The NVIDIA BlueField-3 DPU, designed specifically for AI and accelerated computing, inherits the advanced features of the BlueField-2 DPU. It provides up to 400G network connectivity and offers offloading, acceleration, and isolation capabilities for software-defined networking, storage, security, and management functions.

Intel IPU

Intel IPU (Infrastructure Processing Unit) is an advanced network device equipped with hardened accelerators and Ethernet connections. It utilizes tightly coupled dedicated programmable cores to accelerate and manage infrastructure functions. IPU enables complete infrastructure offload and acts as a host control point for running infrastructure applications, providing an additional layer of security.
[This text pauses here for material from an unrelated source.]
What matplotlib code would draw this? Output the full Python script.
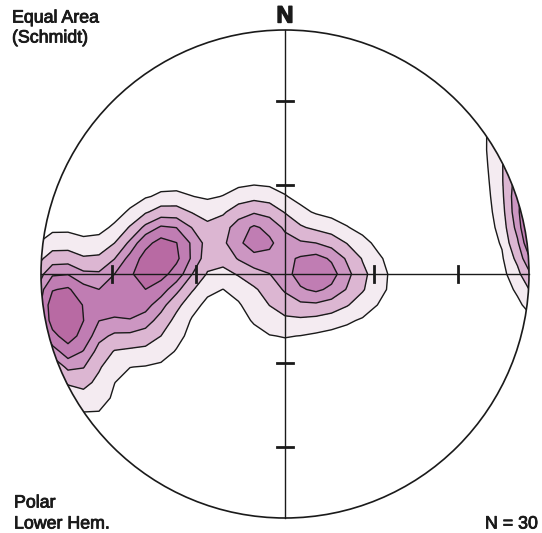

Offloading all infrastructure services from the server to the IPU frees up server CPU resources and offers cloud service providers an independent and secure control point.

Intel IPU

Intel's roadmap includes the Oak Springs Canyon and Mount Evans IPU products. Oak Springs Canyon is an FPGA-based IPU product, while Mount Evans IPU is an ASIC-based IPU product. Oak Springs Canyon features an Intel Agilex FPGA and Xeon-D CPU, while Mount Evans, jointly designed by Intel and Google, incorporates ASIC for packet processing and 16 ARM Neoverse N1 cores for powerful computing capabilities.

DPU in Alibaba Cloud

Alibaba Cloud is at the forefront of DPU technology exploration. During the Alibaba Cloud Summit in 2022, they unveiled the cloud infrastructure processor CIPU, developed on the Shenlong architecture. CIPU inherits the functionality and positioning of its predecessor, the MoC card (Micro Server on a Card), which aligns with the DPU definition. The MoC card boasts independent I/O, storage, and processing units and handles network, storage, and device virtualization tasks. MoC Cards have gone through four stages of development:

- The first and second generations of MoC cards addressed the challenge of computing virtualization with zero overhead, with networking and storage virtualization implemented in software.

- The third generation of MoC cards introduced enhanced network forwarding functions, significantly improving network performance.

- The fourth generation of MoC cards achieved complete hardware offloading of networking and storage operations and also supports RDMA capability.

Alibaba Cloud's CIPU, designed for the Feitian system, is crucial for constructing a new generation of comprehensive software and hardware cloud computing architecture systems.

DPU in Volcano Engine

Volcano Engine is dedicated to advancing self-developed DPU technology, using an integrated soft and hard virtualization approach for elastic and scalable high-performance computing services. Their second-generation elastic bare metal server and third-generation cloud server both feature their self-developed DPUs. These DPUs have undergone extensive testing to ensure their capabilities and suitability for various applications. The second-generation EBM instance, launched in 2022, combines the stability and security of physical machines with the flexibility of virtual machines, representing a new generation of high-performance cloud servers. The third-generation ECS instance, released in the first half of 2023, integrates Volcano Engine's latest DPU architecture with its proprietary virtual switch and virtualization technology, significantly improving network and storage I/O performance. By combining their self-developed DPU, virtual switch, and virtualization technology, Volcano Engine aims to offer scalable and efficient high-performance computing solutions that meet the evolving demands of cloud computing.